Bibimbap is deconstructed into a DIY “seven flavors” ($14), whisper-thin rice-flour crepes joined by a range of toppings that include julienned carrots, shiitake mushrooms and egg whites. Craggy Korean fried chicken is reborn as arguably the most ethereal chicken cutlet ever ($13), trading grease traps of batter for a delicately crisp tapioca coating, and slow-braised oxtail ($23) is a handsomely refined rendering of the home-cooked classic, highlighting sweet, gelatin-rich meat with the loosest of grips on the knobby bones it’s served on. The artful beef tartare ($16) looks like tweezer food, with its dainty, deliberate installations of pickled mustard seeds, crunchy daikon batons and pats of ramp aioli nestled atop rosy cubes of beef, but its liberal sesame-oil dressing summons traditional Korean raw-beef yukhoe.

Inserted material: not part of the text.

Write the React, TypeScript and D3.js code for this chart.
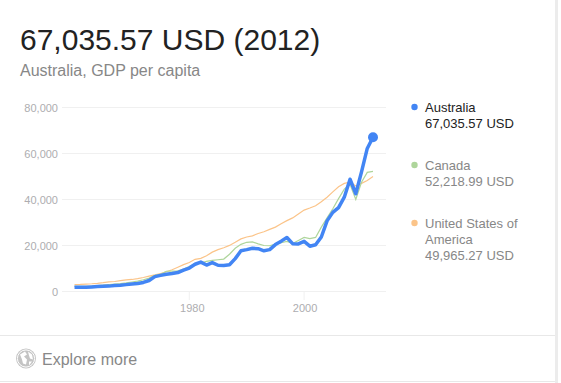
import React from "react";
import * as d3 from "d3";

const startYear = 1960;
const australia = [1807,1875,1852,1964,2128,2277,2340,2576,2720,2990,3300,3490,3940,4770,6470,7000,7480,7800,8240,9270,10200,11850,12790,11500,12570,11400,11350,11650,14300,17700,18200,18800,18600,17700,18200,20400,21900,23500,20800,20700,21800,19700,20300,23700,30700,34400,36500,41000,48800,42500,52000,62200,67035.57];
const canada = [2260,2240,2270,2380,2550,2770,3050,3230,3460,3750,4120,4520,5090,5840,7030,7530,8800,8900,8990,9760,10900,12150,12400,13100,13500,13800,14100,16200,18800,20500,21400,21600,20700,20000,19900,20600,21200,21800,20900,22200,23500,23000,23500,28000,32000,36000,40400,44500,46600,40000,47500,51800,52218.99];
const usa = [3000,3060,3240,3375,3570,3830,4150,4340,4690,5030,5230,5610,6090,6720,7230,7800,8570,9470,10570,11670,12600,13980,14430,15540,17120,18200,19000,20040,21400,22860,23700,24200,25200,26000,27000,28000,29500,30800,32000,33700,35400,36300,37300,39000,41000,43300,45500,47000,47500,45900,47000,48300,49965.27];
const yTicks = [0,20000,40000,60000,80000];
const xTicks = [1980,2000];
const xTickNudge = [3,1];
const legendItems = [
  { lines: ["Australia", "67,035.57 USD"], color: "#4285f4", text: "#222222" },
  { lines: ["Canada", "52,218.99 USD"], color: "#aed59b", text: "#878787" },
  { lines: ["United States of", "America", "49,965.27 USD"], color: "#fbc489", text: "#878787" },
];

const font = "'Liberation Sans', Arial, sans-serif";
const x = d3.scaleLinear().domain([1960, 2012]).range([74.5, 373]);
const y = d3.scaleLinear().domain([0, 80000]).range([291.5, 107.5]);
const line = d3.line<number>().x((_, i) => x(startYear + i)).y((d) => y(d));
const legendTops = [112, 170, 228];

export default function App() {
  return (
    <svg width={561} height={383} style={{ position: "absolute", left: 0, top: 0, background: "#fff" }} fontFamily={font}>
      <rect x={555} y={0} width={3} height={383} fill="#ececec" />
      <text x={20} y={50} fontSize={30} fill="#222">67,035.57 USD (2012)</text>
      <text x={20} y={76} fontSize={16} fill="#878787">Australia, GDP per capita</text>

      {yTicks.map((t) => (
        <g key={t}>
          <line x1={62} x2={386} y1={y(t)} y2={y(t)} stroke="#f0f0f0" />
          <text x={58} y={y(t) + 4} textAnchor="end" fontSize={11} fill="#adadb0">{d3.format(",")(t)}</text>
        </g>
      ))}
      {xTicks.map((t, i) => (
        <g key={t}>
          <line x1={x(t)} x2={x(t)} y1={292} y2={300} stroke="#f0f0f0" />
          <text x={x(t) + xTickNudge[i]} y={312} textAnchor="middle" fontSize={11} fill="#adadb0">{t}</text>
        </g>
      ))}

      <path d={line(usa) ?? ""} fill="none" stroke="#fbc489" strokeWidth={1.2} />
      <path d={line(canada) ?? ""} fill="none" stroke="#aed59b" strokeWidth={1.2} />
      <path d={line(australia) ?? ""} fill="none" stroke="#4285f4" strokeWidth={3.5} strokeLinejoin="round" />
      <circle cx={x(2012)} cy={y(australia[australia.length - 1])} r={5} fill="#4285f4" />

      {legendItems.map((item, i) => (
        <g key={i}>
          <circle cx={414.5} cy={legendTops[i] - 5} r={3.2} fill={item.color} />
          {item.lines.map((l, j) => (
            <text key={j} x={425} y={legendTops[i] + j * 16} fontSize={13} fill={item.text}>{l}</text>
          ))}
        </g>
      ))}

      <line x1={0} x2={555} y1={335.5} y2={335.5} stroke="#e8e8e8" />
      <line x1={0} x2={555} y1={381.5} y2={381.5} stroke="#e8e8e8" />
      <g transform="translate(26,358.5)">
        <circle r={10} fill="#c4c4c4" />
        <circle r={8.6} fill="none" stroke="#fff" strokeWidth={1} />
        <path d="M-6,-4 L-1,-7 L1,-4 L-2,-2 L1,1 L0,6 L-3,5 L-4,1 Z M2,-7 L6,-4 L7,1 L4,0 L3,-3 Z M3,3 L6,3 L3,7 Z" fill="#fff" />
      </g>
      <text x={42} y={365} fontSize={16} fill="#888">Explore more</text>
    </svg>
  );
}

Missteps are, graciously, few and far between. Pork proves to be problematic, with slips of brined trotter arriving rubbery beneath preserved Meyer lemon and coins of red chilies ($13), and slow-cooked pork belly stewed with kimchi lacks that lusty fattiness desired from the cut ($16).
But then you get a spoonful of the truffle seafood broth ($18), embellished with a few supple, fresh mussels, calamari rings and sizzling slabs of puffed crispy rice that wondrously don’t sog while soaking up the flavorful stock. And the only problem you’ll be able find is that there isn’t more.